▶ _SUPPLIED RECORDS_:

— Begin —

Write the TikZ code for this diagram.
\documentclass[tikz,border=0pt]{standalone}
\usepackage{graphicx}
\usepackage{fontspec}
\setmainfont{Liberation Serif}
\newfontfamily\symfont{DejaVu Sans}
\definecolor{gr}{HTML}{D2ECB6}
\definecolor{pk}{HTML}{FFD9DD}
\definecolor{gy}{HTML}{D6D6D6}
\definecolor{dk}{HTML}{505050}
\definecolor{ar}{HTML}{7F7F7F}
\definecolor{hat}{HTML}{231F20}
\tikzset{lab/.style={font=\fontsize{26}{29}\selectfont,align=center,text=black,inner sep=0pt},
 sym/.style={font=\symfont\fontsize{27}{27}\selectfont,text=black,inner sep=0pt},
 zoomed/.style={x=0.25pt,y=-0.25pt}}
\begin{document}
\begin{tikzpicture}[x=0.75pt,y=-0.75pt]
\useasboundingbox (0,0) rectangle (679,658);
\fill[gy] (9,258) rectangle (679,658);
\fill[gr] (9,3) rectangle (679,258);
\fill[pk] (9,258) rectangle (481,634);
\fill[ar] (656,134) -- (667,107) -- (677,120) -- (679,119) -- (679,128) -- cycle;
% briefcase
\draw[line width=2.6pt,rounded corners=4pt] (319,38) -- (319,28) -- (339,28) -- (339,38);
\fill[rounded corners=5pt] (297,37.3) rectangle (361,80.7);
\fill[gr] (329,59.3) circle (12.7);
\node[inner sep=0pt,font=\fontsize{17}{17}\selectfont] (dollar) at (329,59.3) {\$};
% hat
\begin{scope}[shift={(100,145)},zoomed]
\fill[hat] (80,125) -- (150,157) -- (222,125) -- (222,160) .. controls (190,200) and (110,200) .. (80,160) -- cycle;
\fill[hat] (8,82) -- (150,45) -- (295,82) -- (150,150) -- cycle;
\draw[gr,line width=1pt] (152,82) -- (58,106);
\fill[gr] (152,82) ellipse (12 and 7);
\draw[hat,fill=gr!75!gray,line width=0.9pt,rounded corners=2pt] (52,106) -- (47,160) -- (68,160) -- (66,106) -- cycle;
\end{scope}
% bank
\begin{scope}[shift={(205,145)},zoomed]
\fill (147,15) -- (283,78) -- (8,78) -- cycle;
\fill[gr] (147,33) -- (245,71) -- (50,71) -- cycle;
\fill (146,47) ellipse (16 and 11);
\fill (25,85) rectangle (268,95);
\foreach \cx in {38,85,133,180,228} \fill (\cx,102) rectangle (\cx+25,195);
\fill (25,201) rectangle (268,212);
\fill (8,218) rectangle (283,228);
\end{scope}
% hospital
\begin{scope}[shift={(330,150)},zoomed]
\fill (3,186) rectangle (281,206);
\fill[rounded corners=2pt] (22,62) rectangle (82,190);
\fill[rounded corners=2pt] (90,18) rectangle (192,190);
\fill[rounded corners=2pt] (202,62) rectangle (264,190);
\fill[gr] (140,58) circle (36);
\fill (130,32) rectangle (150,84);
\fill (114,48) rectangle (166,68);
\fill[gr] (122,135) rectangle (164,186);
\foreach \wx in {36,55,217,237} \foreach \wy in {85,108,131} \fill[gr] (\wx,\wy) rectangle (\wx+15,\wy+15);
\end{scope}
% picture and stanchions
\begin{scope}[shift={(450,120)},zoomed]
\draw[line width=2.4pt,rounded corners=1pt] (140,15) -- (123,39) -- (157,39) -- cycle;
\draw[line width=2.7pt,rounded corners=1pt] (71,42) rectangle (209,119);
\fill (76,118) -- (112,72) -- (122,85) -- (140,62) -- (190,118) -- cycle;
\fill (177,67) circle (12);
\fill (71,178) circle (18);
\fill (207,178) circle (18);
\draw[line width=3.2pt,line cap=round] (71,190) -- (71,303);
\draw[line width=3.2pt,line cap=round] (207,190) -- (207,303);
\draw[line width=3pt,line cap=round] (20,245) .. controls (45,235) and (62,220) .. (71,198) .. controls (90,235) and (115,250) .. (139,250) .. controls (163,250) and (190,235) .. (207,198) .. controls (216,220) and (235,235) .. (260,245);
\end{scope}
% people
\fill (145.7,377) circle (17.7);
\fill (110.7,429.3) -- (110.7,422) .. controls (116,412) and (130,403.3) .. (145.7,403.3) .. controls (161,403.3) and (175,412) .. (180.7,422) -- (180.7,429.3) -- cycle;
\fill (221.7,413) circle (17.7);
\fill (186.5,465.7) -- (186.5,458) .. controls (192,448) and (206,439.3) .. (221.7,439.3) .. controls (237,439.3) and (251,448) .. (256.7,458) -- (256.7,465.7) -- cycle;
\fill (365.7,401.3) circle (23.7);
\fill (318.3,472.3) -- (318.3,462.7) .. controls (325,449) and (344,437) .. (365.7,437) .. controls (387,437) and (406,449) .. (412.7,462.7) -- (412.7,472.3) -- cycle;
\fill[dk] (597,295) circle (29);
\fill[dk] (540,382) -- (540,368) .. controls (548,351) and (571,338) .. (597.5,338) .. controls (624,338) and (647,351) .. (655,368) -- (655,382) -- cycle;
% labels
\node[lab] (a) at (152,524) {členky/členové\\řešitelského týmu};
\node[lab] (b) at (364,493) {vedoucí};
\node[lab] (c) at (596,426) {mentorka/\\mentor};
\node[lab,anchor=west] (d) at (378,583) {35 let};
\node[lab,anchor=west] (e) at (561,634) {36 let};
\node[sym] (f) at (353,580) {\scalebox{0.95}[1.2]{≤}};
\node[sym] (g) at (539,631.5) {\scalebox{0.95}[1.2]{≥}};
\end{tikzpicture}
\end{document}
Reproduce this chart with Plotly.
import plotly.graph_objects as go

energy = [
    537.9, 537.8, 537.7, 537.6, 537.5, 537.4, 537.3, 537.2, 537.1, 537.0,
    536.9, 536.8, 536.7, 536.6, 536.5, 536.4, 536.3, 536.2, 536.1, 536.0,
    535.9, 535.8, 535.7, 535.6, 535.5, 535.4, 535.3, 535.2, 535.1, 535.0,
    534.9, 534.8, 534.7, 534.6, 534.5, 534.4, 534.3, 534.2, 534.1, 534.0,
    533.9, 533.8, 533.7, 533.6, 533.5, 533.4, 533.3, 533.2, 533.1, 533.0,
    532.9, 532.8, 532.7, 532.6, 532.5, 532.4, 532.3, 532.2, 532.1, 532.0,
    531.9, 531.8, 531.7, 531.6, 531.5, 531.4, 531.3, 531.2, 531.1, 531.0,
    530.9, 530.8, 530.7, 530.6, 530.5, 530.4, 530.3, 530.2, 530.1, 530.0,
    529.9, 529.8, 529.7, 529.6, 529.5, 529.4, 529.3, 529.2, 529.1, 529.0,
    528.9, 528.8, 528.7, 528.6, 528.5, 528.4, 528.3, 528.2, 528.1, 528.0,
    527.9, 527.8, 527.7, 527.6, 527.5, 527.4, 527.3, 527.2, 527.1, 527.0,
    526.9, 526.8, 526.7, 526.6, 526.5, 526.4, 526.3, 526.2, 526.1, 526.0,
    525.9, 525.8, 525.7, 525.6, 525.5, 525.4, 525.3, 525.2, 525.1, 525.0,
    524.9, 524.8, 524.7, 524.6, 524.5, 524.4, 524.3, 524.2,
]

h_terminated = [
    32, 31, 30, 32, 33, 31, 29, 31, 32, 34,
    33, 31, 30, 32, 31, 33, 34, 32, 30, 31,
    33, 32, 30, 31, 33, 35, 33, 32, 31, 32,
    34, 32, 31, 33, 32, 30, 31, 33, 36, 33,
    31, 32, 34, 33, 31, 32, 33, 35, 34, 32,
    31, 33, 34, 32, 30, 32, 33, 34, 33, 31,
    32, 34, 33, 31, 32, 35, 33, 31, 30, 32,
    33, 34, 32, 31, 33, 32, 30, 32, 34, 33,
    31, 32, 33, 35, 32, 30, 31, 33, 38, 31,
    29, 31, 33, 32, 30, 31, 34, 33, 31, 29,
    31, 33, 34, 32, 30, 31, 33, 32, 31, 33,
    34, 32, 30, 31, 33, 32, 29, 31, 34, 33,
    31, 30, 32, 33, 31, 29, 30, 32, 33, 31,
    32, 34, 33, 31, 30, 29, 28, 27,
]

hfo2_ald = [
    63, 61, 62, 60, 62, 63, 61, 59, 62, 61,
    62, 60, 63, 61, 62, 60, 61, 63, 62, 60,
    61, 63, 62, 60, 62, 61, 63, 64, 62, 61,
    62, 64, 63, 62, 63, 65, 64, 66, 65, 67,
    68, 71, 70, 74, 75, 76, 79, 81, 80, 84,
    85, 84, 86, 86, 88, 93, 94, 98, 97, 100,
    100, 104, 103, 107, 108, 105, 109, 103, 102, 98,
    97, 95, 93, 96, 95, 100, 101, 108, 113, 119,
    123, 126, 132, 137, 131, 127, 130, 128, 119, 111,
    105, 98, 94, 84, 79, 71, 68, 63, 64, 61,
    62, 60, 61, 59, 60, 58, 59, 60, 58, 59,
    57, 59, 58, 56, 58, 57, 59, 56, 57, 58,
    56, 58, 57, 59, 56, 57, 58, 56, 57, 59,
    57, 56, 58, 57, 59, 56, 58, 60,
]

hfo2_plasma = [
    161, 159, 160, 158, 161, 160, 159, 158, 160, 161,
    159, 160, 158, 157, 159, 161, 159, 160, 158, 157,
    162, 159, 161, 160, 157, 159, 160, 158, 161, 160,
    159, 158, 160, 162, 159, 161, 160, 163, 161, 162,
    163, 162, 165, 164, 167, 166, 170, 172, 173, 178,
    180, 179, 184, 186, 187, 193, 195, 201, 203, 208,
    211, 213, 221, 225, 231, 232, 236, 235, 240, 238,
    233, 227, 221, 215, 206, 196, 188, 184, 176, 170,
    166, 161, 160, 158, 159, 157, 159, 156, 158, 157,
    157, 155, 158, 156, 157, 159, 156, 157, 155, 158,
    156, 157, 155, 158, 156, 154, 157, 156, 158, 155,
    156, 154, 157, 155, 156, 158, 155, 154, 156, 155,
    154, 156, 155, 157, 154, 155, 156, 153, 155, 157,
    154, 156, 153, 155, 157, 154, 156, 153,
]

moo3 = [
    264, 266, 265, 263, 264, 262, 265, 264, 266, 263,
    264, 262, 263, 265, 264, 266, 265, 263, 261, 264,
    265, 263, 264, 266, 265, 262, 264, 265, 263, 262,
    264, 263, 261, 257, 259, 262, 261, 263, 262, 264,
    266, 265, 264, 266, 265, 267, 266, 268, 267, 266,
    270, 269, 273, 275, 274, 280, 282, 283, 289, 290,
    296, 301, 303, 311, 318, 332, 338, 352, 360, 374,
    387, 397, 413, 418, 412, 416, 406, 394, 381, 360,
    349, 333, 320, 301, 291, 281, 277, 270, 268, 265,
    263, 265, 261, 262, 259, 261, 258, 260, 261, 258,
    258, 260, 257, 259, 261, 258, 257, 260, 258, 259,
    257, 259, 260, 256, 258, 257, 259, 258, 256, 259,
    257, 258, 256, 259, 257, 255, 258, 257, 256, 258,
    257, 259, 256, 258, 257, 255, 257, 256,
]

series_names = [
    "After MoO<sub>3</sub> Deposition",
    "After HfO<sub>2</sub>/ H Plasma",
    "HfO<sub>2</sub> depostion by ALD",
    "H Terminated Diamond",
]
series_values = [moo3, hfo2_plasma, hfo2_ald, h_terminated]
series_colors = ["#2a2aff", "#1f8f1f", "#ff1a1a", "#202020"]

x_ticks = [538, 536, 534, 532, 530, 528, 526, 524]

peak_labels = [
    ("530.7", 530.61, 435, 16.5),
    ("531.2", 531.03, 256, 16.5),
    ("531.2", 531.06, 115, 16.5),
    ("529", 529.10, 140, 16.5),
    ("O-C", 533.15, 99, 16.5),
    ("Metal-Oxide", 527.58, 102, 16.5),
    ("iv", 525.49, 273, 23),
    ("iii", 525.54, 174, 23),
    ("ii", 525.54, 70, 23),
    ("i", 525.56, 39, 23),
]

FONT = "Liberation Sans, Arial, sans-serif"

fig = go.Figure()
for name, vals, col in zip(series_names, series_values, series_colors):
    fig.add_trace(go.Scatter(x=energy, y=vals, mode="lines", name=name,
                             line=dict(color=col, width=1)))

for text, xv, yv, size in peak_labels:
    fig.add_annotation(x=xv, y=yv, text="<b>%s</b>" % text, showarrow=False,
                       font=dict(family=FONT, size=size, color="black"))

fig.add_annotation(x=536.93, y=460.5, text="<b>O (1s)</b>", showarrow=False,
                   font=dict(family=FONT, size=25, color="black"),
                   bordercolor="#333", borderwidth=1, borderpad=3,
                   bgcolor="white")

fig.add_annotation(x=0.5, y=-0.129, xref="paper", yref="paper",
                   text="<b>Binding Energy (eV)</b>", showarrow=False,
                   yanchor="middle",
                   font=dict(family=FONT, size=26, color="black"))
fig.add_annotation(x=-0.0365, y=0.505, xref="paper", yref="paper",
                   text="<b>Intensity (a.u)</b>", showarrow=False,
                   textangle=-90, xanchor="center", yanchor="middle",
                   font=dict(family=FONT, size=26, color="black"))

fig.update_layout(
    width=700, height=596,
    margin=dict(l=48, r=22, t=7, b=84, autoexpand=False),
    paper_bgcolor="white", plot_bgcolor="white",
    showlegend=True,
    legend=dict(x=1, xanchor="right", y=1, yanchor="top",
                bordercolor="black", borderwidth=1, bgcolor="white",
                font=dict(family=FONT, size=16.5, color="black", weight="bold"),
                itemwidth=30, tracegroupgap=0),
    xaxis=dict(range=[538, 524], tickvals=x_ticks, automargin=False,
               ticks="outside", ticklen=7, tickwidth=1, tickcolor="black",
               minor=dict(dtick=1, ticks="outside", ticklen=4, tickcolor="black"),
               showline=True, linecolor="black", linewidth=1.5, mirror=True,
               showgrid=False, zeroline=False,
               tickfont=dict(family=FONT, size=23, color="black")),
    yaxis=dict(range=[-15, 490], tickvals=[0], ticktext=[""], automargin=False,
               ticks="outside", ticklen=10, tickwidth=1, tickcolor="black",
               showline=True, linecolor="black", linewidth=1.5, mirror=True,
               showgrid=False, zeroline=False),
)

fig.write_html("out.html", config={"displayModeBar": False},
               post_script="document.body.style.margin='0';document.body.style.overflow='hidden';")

— End —

▶ _WHAT YOU ARE ASKED TO DO_: Determine how many lines in the records contain "this", and reply with the number only.

▶ _WRITTEN RESPONSE_: 2